Sarian et al reported that women older than 35 years had a significantly higher risk for persistent infection following LEEP, indicating older age as a predictive factor for a residual lesion or increased risk for disease recurrence.17 This is consistent with our results. A retrospective 10-year chart review showed that increasing age and severity of disease in the cone specimen were the only factors that accurately predicted residual dysplasia.8 The odds ratio of residual disease in the hysterectomy specimen for a 40-year-old woman whose odds ratio was 4.9 (95% confidence interval 2.2–10.8) compared with a 25-year-old woman was 2.7 (95% confidence interval 1.6–4.4).

Ryu et al reported that cytologic grade before LEEP was not a significant factor for residual disease or recurrence.18 In contrast, Ayhan et al showed that an HSIL result on a Papanicolaou smear was advantageous for predicting cancer in the repeat conization specimen of women with CIN 3 and a positive ectocervical margin.19 In the present study, cytology was divided into two groups, ie, minor abnormalities included NILM, ASCUS, and LSIL, and major abnormalities included ASC-H, HSIL, and SCC. We found that cytologic grade before conization was also a significant factor for residual disease.

High pre-conization high-risk HPV viral load as a predictor of residual/recurrent disease has been studied by several investigators.20,21 In our study, high-risk HPV viral load, using a cutoff of ≥300 RLU, was a significant risk factor for predicting residual disease after incomplete conization, in agreement with a previous report.11 Ryu et al reported contradictory results; however, they used RLU of 100 as the cutoff value for a high viral load.18

Although specific characteristics of patients with unrecognized invasive cancer could not be closely addressed in the present study due to the small study population, we found that 80% (4/5) of these women were postmenopausal. Consequently, the post-treatment surveillance for postmenopausal women who had margin involvement with high-grade CIN should be undertaken carefully if secondary surgery has not been performed.
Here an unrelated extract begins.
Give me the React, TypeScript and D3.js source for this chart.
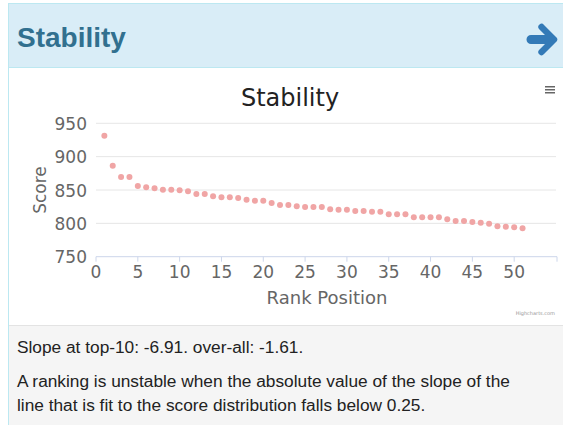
import * as d3 from 'd3';

// rank positions 1..51 and their scores
const ranks = [
  1, 2, 3, 4, 5, 6, 7, 8, 9, 10, 11, 12, 13, 14, 15, 16, 17, 18, 19, 20, 21, 22, 23, 24, 25, 26,
  27, 28, 29, 30, 31, 32, 33, 34, 35, 36, 37, 38, 39, 40, 41, 42, 43, 44, 45, 46, 47, 48, 49, 50, 51,
];
const scores = [
  931.5, 886.5, 869.5, 869.5, 856, 854, 852.5, 850.5, 850.5, 849.5, 848, 844, 844, 840.5, 839, 839,
  838, 835.5, 834, 834, 830.5, 827.5, 827.5, 825.5, 824.5, 824.5, 824.5, 821, 820.5, 820.5, 818.5,
  818.5, 817.5, 817.5, 813.5, 813.5, 813.5, 809, 809, 809, 809, 806, 803.5, 803.5, 802, 801, 799.5,
  795.5, 795, 794, 792.5,
];
const xTicks = [0, 5, 10, 15, 20, 25, 30, 35, 40, 45, 50];
const yTicks = [750, 800, 850, 900, 950];
const footerLines = [
  'Slope at top-10: -6.91. over-all: -1.61.',
  'A ranking is unstable when the absolute value of the slope of the',
  'line that is fit to the score distribution falls below 0.25.',
];

export default function App() {
  const width = 563;
  const height = 425;
  const plot = { l: 96, r: 556, t: 123.3, b: 256.7 };

  const x = d3.scaleLinear().domain([0, 55]).range([plot.l, plot.r]);
  const y = d3.scaleLinear().domain([750, 950]).range([plot.b, plot.t]);

  const axisFont = 'Lucida Grande, DejaVu Sans, sans-serif';

  return (
    <svg width={width} height={height} style={{ position: 'absolute', left: 0, top: 0 }}>
      {/* panel */}
      <rect x={8.5} y={3.5} width={width} height={height} fill="#fff" stroke="#bce8f1" />
      <rect x={9} y={4} width={width} height={63} fill="#d9edf7" />
      <line x1={9} x2={width} y1={67.5} y2={67.5} stroke="#bce8f1" />
      <text x={17} y={47} fontFamily="Liberation Sans, Arial, sans-serif" fontWeight="bold" fontSize={28} fill="#31708f">
        Stability
      </text>
      <path
        d="M 531 35 L 545 35 L 539 29 A 3 3 0 0 1 544 25 L 557 38 A 3 3 0 0 1 557 41 L 544 54 A 3 3 0 0 1 539 50 L 545 44 L 531 44 A 4.5 4.5 0 0 1 531 35 Z"
        fill="#337ab7"
      />

      {/* footer */}
      <rect x={9} y={325} width={width} height={height - 325} fill="#f5f5f5" />
      <line x1={9} x2={width} y1={325.5} y2={325.5} stroke="#e3e3e3" />
      {footerLines.map((t, i) => (
        <text key={i} x={17} y={i === 0 ? 353 : 387 + (i - 1) * 23.5} fontFamily="Liberation Sans, Arial, sans-serif" fontSize={17.3} fill="#222">
          {t}
        </text>
      ))}

      {/* chart title */}
      <text x={290} y={106} textAnchor="middle" fontFamily={axisFont} fontSize={24} fill="#222">
        Stability
      </text>
      <g fill="#666">
        {[0, 3, 6].map(d => (
          <rect key={d} x={545} y={86 + d} width={10} height={1.5} />
        ))}
      </g>

      {/* grid */}
      {yTicks.map(t => (
        <g key={t}>
          {t !== 750 && <line x1={plot.l} x2={plot.r} y1={y(t)} y2={y(t)} stroke="#e6e6e6" />}
          <text x={87} y={y(t) + 6.5} textAnchor="end" fontFamily={axisFont} fontSize={17} fill="#666">
            {t}
          </text>
        </g>
      ))}
      <line x1={plot.l} x2={plot.r + 1} y1={plot.b} y2={plot.b} stroke="#ccd6eb" />
      {xTicks.map(t => (
        <g key={t}>
          <line x1={x(t)} x2={x(t)} y1={plot.b} y2={plot.b + 5} stroke="#ccd6eb" />
          <text x={x(t)} y={278} textAnchor="middle" fontFamily={axisFont} fontSize={17} fill="#666">
            {t}
          </text>
        </g>
      ))}
      <line x1={plot.r + 1} x2={plot.r + 1} y1={plot.b} y2={plot.b + 5} stroke="#ccd6eb" />

      {/* axis titles */}
      <text x={327} y={304} textAnchor="middle" fontFamily={axisFont} fontSize={18} fill="#666">
        Rank Position
      </text>
      <text transform={`translate(46, ${(plot.t + plot.b) / 2}) rotate(-90)`} textAnchor="middle" fontFamily={axisFont} fontSize={17} fill="#666">
        Score
      </text>

      {/* points */}
      {ranks.map((r, i) => (
        <circle key={r} cx={x(r)} cy={y(scores[i])} r={3} fill="#f0a5a5" />
      ))}

      <text x={555} y={315} textAnchor="end" fontFamily={axisFont} fontSize={5} fill="#999">
        Highcharts.com
      </text>
    </svg>
  );
}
In summary, multivariate analysis showed that age ≥35 years, major abnormal cytology, and pre-cone high-risk HPV load ≥300 RLU were predictive of post-cone residual disease for women who had margin involvement with high-grade CIN. Appropriate application of these predictive factors may further decrease the incidence of delayed treatment and over treatment.